Jak przyznaje, aura nie sprzyjała raczej takim pracom. Sypał śnieg, a po drodze mijał odśnieżarki i piaskarki. - Nie chciało mi się wierzyć w to, co widzę. Jak tylko ich zobaczyłem, chwyciłem kamerę samochodową i zrobiłem nią kilka zdjęć. W domu je zobaczyłem i utwierdziłem się, że panowie mają w rękach kosiarki - relacjonuje Górzny.
Jak dodaje, nie wszystkich drogowców udało mu się uchwycić na zdjęciach. - Było ich pięciu albo sześciu - mówi radny.
Zdjęcia wrzucił na Facebooka. "Zima znowu zaskoczyła" - podsumował w mediach społecznościowych.
Zarządca drogi: mieli zlecenie na koszenie trawy, które miało zakończyć się miesiąc wcześniej
Drogą, którą jechał pan Przemysław, zajmuje się Wielkopolski Zarząd Dróg Wojewódzkich. Jego rzeczniczka przyznaje, że faktycznie wydali zlecenie na wykonanie koszenia trawy. Tyle że miały być one zakończone ponad miesiąc temu.
- Prace związane z koszeniem trawy w ciągu drogi wojewódzkiej nr 309, w powiecie leszczyńskim, wykonuje na zlecenie WZDW firma z Rawicza. Ostatnie zlecenie zostało wystawione 4 października i - zgodnie z umową - powinno zostać wykonane do 3 listopada - tłumaczy Paulina Jęczmionka-Majchrzak z WZDW.

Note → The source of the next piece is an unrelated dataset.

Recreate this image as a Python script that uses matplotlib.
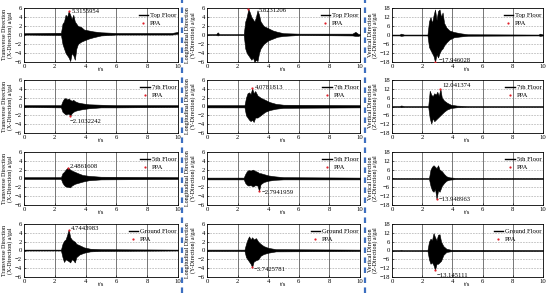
import matplotlib
matplotlib.use('Agg')
import matplotlib.pyplot as plt
from matplotlib.lines import Line2D

plt.rcParams['font.family'] = ['Liberation Serif', 'DejaVu Serif']

floors = ['Top Floor', '7th Floor', '5th Floor', 'Ground Floor']
directions = ['Transverse Direction\n(X-Direction) a/gal',
              'Longitudinal Direction\n(Y-Direction) a/gal',
              'Vertical Direction\n(Z-Direction) a/gal']

# envelope of each record: time, upper, lower
x_top_t = [0, 2.4, 2.5, 2.6, 2.7, 2.8, 2.9, 3.0, 3.1, 3.2, 3.3, 3.4, 3.5, 3.7, 3.9, 4.2, 4.5, 5.0, 6.0, 9.6, 10]
x_top_hi = [0.4, 0.5, 2.5, 3.0, 4.5, 4.0, 5.3, 4.5, 3.5, 4.5, 3.0, 2.5, 2.0, 1.8, 1.2, 1.0, 0.8, 0.6, 0.45, 0.45, 0.7]
x_top_lo = [0.1, 0.0, -2.0, -3.0, -4.0, -4.5, -5.0, -5.8, -4.0, -4.5, -5.5, -3.0, -2.0, -1.5, -1.2, -0.8, -0.5, -0.1, 0.1, 0.1, 0.3]

y_top_t = [0, 0.6, 0.7, 0.8, 2.4, 2.5, 2.6, 2.7, 2.8, 2.9, 3.0, 3.1, 3.2, 3.3, 3.4, 3.5, 3.7, 4.0, 4.3, 4.6, 5.0, 6.0, 9.5, 9.7, 9.9, 10]
y_top_hi = [0.2, 0.2, 0.6, 0.2, 0.2, 3.0, 4.0, 5.8, 5.0, 4.0, 3.5, 3.0, 4.0, 5.5, 4.5, 3.0, 2.0, 1.5, 1.0, 0.7, 0.4, 0.3, 0.3, 0.7, 0.2, 0.2]
y_top_lo = [0.0, 0.0, -0.1, 0.0, 0.0, -3.0, -4.0, -4.5, -5.0, -5.5, -5.0, -6.0, -5.5, -5.8, -4.0, -3.0, -2.0, -1.2, -0.8, -0.4, -0.2, 0.0, -0.1, -0.2, -0.2, 0.0]

z_top_t = [0, 0.5, 0.6, 0.8, 2.35, 2.45, 2.55, 2.65, 2.75, 2.85, 2.95, 3.05, 3.15, 3.25, 3.35, 3.45, 3.6, 3.8, 4.1, 4.5, 5.0, 9.7, 9.8, 10]
z_top_hi = [0.3, 0.3, 0.9, 0.3, 0.3, 9, 12, 8, 13, 17, 10, 16, 17, 12, 15, 8, 5, 3, 2, 1.2, 0.5, 0.3, 0.9, 0.3]
z_top_lo = [-0.3, -0.3, -0.6, -0.3, -0.3, -8, -10, -12, -14, -17.9, -13, -15, -12, -10, -9, -7, -5, -3, -1.5, -1, -0.5, -0.3, -0.6, -0.3]

x_7_t = [0, 2.4, 2.5, 2.6, 2.7, 2.8, 2.9, 3.0, 3.1, 3.2, 3.3, 3.5, 3.8, 4.2, 5.0, 6.0, 10]
x_7_hi = [0.3, 0.3, 1.2, 1.8, 1.9, 1.6, 1.8, 1.5, 1.3, 1.5, 1.2, 0.9, 0.7, 0.5, 0.4, 0.3, 0.3]
x_7_lo = [-0.1, -0.2, -1.2, -1.5, -1.8, -1.7, -1.6, -2.1, -1.5, -1.2, -1.0, -0.8, -0.6, -0.4, -0.2, -0.2, -0.1]

y_7_t = [0, 2.45, 2.55, 2.65, 2.75, 2.85, 2.95, 3.05, 3.15, 3.3, 3.5, 3.8, 4.1, 4.5, 5.0, 10]
y_7_hi = [0.3, 0.3, 2.0, 3.0, 3.2, 2.8, 4.08, 3.0, 3.5, 2.5, 2.0, 1.5, 1.0, 0.6, 0.4, 0.3]
y_7_lo = [-0.2, -0.2, -2.0, -2.5, -3.0, -3.3, -3.0, -3.5, -2.5, -2.5, -2.0, -1.2, -0.8, -0.5, -0.3, -0.2]

z_7_t = [0, 0.5, 0.6, 0.8, 2.4, 2.5, 2.6, 2.7, 2.8, 2.9, 3.0, 3.1, 3.2, 3.3, 3.45, 3.65, 3.9, 4.3, 5.0, 10]
z_7_hi = [0.3, 0.3, 0.7, 0.3, 0.3, 10.7, 8, 7, 9, 8, 10, 7, 12.04, 6, 4, 2.5, 1.2, 0.6, 0.3, 0.3]
z_7_lo = [-0.3, -0.3, -0.5, -0.3, -0.3, -8, -11.6, -8, -10, -9, -8, -7, -6, -5, -3.5, -2, -1, -0.5, -0.3, -0.3]

x_5_t = [0, 2.4, 2.5, 2.6, 2.7, 2.85, 3.0, 3.1, 3.3, 3.5, 3.8, 4.2, 5.0, 10]
x_5_hi = [0.3, 0.3, 1.2, 1.5, 2.0, 2.49, 2.0, 1.8, 1.5, 1.2, 0.8, 0.6, 0.4, 0.3]
x_5_lo = [-0.1, -0.1, -1.0, -1.5, -1.8, -1.9, -2.0, -1.6, -1.2, -1.0, -0.7, -0.4, -0.2, -0.1]

y_5_t = [0, 2.4, 2.5, 2.6, 2.7, 2.85, 3.0, 3.15, 3.3, 3.4, 3.5, 3.7, 4.0, 4.4, 5.0, 10]
y_5_hi = [0.2, 0.2, 1.0, 1.6, 1.9, 1.8, 2.0, 1.7, 1.5, 1.2, 1.2, 1.0, 0.7, 0.5, 0.3, 0.2]
y_5_lo = [-0.2, -0.2, -1.0, -1.4, -1.6, -1.5, -1.8, -1.5, -1.6, -2.79, -1.3, -0.8, -0.5, -0.3, -0.2, -0.2]

z_5_t = [0, 2.45, 2.55, 2.65, 2.75, 2.85, 2.95, 3.05, 3.15, 3.3, 3.45, 3.6, 3.8, 4.2, 10]
z_5_hi = [0.3, 0.3, 6, 8, 9, 8, 7, 9, 6, 5, 3, 1.5, 0.8, 0.4, 0.3]
z_5_lo = [-0.3, -0.3, -5, -8, -9, -7, -13.95, -8, -9, -5, -3, -1.5, -0.8, -0.4, -0.3]

x_g_t = [0, 2.4, 2.5, 2.6, 2.7, 2.8, 2.9, 3.0, 3.1, 3.2, 3.3, 3.4, 3.6, 3.9, 4.3, 5.0, 10]
x_g_hi = [0.2, 0.2, 1.5, 2.2, 2.5, 3.5, 4.74, 3.0, 2.5, 2.2, 2.0, 1.5, 1.2, 0.7, 0.4, 0.3, 0.2]
x_g_lo = [0.0, 0.0, -1.5, -2.6, -2.0, -2.2, -2.4, -2.7, -2.0, -2.2, -2.7, -1.5, -0.9, -0.5, -0.2, -0.1, 0.0]

y_g_t = [0, 2.45, 2.55, 2.65, 2.75, 2.85, 2.95, 3.05, 3.2, 3.35, 3.5, 3.7, 4.0, 4.5, 10]
y_g_hi = [0.2, 0.2, 1.5, 2.5, 3.2, 2.5, 3.0, 2.5, 2.8, 2.0, 1.5, 1.0, 0.6, 0.3, 0.2]
y_g_lo = [-0.1, -0.1, -1.5, -2.0, -2.5, -3.0, -3.74, -2.5, -2.2, -2.0, -1.2, -0.8, -0.5, -0.2, -0.1]

z_g_t = [0, 0.5, 0.6, 0.7, 2.35, 2.45, 2.55, 2.65, 2.75, 2.85, 2.95, 3.05, 3.15, 3.25, 3.4, 3.6, 3.9, 10]
z_g_hi = [0.3, 0.3, 0.5, 0.3, 0.3, 6, 8, 7, 11.8, 9, 7, 10.7, 11, 6, 3, 1.2, 0.5, 0.3]
z_g_lo = [-0.3, -0.3, -0.3, -0.3, -0.3, -6, -9, -8, -10, -13.15, -9, -9, -8, -7, -3, -1, -0.5, -0.3]

records = [
    [(x_top_t, x_top_hi, x_top_lo), (y_top_t, y_top_hi, y_top_lo), (z_top_t, z_top_hi, z_top_lo)],
    [(x_7_t, x_7_hi, x_7_lo), (y_7_t, y_7_hi, y_7_lo), (z_7_t, z_7_hi, z_7_lo)],
    [(x_5_t, x_5_hi, x_5_lo), (y_5_t, y_5_hi, y_5_lo), (z_5_t, z_5_hi, z_5_lo)],
    [(x_g_t, x_g_hi, x_g_lo), (y_g_t, y_g_hi, y_g_lo), (z_g_t, z_g_hi, z_g_lo)],
]

# peak particle acceleration (time, value, label)
ppa_t = [[2.9, 2.7, 2.85], [3.0, 2.95, 3.2], [2.85, 3.4, 2.95], [2.9, 2.95, 2.85]]
ppa_v = [[5.3155954, 5.8231206, -17.946028],
         [-2.1032242, 4.0781813, 12.041374],
         [2.4861608, -2.7941959, -13.948963],
         [4.7443983, -3.7425781, -13.145111]]
ppa_txt = [['5.3155954', '5.8231206', '\u221217.946028'],
           ['\u22122.1032242', '4.0781813', '12.041374'],
           ['2.4861608', '\u22122.7941959', '\u221213.948963'],
           ['4.7443983', '\u22123.7425781', '\u221213.145111']]
# label offsets (dt, dy in axis units of the column scale)
txt_off = [[(0.2, 0.0), (0.7, -0.4), (0.25, 1.0)],
           [(0.0, -1.2), (0.15, 0.2), (0.15, 2.0)],
           [(0.15, 0.3), (0.15, -0.3), (0.15, -0.5)],
           [(0.15, 0.3), (0.1, -0.6), (0.1, -4.0)]]

col_left = [24, 207, 392]
col_right = [178, 360, 543]
row_top = [8, 80, 152, 224]
row_bot = [62, 133, 205, 277]
W, H = 550, 293

fig = plt.figure(figsize=(5.5, 2.93), dpi=100)
fs = 4.8

for r in range(4):
    for c in range(3):
        ax = fig.add_axes([col_left[c] / W, 1 - row_bot[r] / H,
                           (col_right[c] - col_left[c]) / W, (row_bot[r] - row_top[r]) / H])
        lim = 6 if c < 2 else 18
        step = 2 if c < 2 else 6
        ticks = list(range(-lim, lim + 1, step))
        for y in ticks[1:-1]:
            ax.axhline(y, color='#9a9a9a', lw=0.4, ls=(0, (3, 2)), zorder=0)
        for x in [2, 4, 6, 8]:
            ax.axvline(x, color='#606060', lw=0.6, zorder=0)

        t, hi, lo = records[r][c]
        ax.fill_between(t, lo, hi, color='black', lw=0.4, zorder=2)
        ax.plot([], [], color='black', lw=1.0, label=floors[r])
        ax.plot(ppa_t[r][c], ppa_v[r][c], 'o', color='#e0202a', ms=1.6, zorder=3,
                mec='none', label='PPA')
        dt, dy = txt_off[r][c]
        ax.text(ppa_t[r][c] + dt, ppa_v[r][c] + dy, ppa_txt[r][c],
                fontsize=fs, va='center', ha='left', zorder=4)

        ax.set_xlim(0, 10)
        ax.set_ylim(-lim, lim)
        ax.set_xticks([0, 2, 4, 6, 8, 10])
        ax.set_yticks(ticks)
        ax.tick_params(labelsize=fs, length=1.2, width=0.4, pad=1.5, direction='in')
        for s in ax.spines.values():
            s.set_linewidth(0.6)
        ax.set_xlabel('t/s', fontsize=fs, labelpad=-1.5)
        ax.set_ylabel(directions[c], fontsize=4.3, labelpad=1.5 if c < 2 else 0.8,
                      linespacing=1.0)
        ax.legend(loc='upper right', fontsize=fs, frameon=False, handlelength=1.4,
                  handletextpad=0.3, labelspacing=0.3, borderaxespad=0.3,
                  bbox_to_anchor=(1.02, 1.0))

for xp in [182, 365]:
    fig.add_artist(Line2D([xp / W, xp / W], [0, 1], transform=fig.transFigure,
                          color='#3d6fc0', lw=1.6, ls=(0, (2.5, 2))))

fig.savefig('out.png', dpi=100)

Wykonawca miał przyznać, że prace zakończył z opóźnieniem. - Zgłosił nam koniec prac w czwartek, 2 grudnia, czyli niezgodnie z warunkami umowy, za co poniesie karę finansową. Roboty wykonywane w śniegu, w weekend 4-5 grudnia, nie były z nami konsultowane, w związku z czym nie będą przez nas rozliczone - zaznacza Jęczmionka-Majchrzak.
Potwierdza to Paweł Katarzyński, dyrektor WZDW. - Wykonawca nie wywiązał się z umowy, będzie ponosił konsekwencje. Niezrozumiałe jest dla nas, dlaczego pojawił się w grudniu, w aurze zastanawiającej, jeśli chodzi o utrzymanie zieleni. Próbował, bo chyba trudno to inaczej nazwać, coś zdziałać na drodze, co nie ma nic wspólnego z naszym zleceniem - podkreślił Katarzyński.
A może odśnieżali?
Jak dodał, do tej pory nie miał do czynienia z takim przypadkiem: - Trudno mówić o usłudze - to są jakieś dziwne zjawiska, z których się, delikatnie mówiąc, podśmiechujemy.
W WZWD o sytuacji dowiedzieli się od internautów. Katarzyński podkreśla, że przy zimowej aurze trudno mówić o koszeniu trawy. - Zastanawiam się, czy to nie była próba odśnieżania. Tylko, że żyłką się trudno się kosi czy odśnieża - śmieje się.
Skontaktowaliśmy się z wykonawcą prac na zlecenie WZDW. W rozmowie z TVN24 przedstawiciel firmy zaprzeczył, by jego pracownicy kosili trawę w śniegu. Identyczną odpowiedź otrzymało WZDW.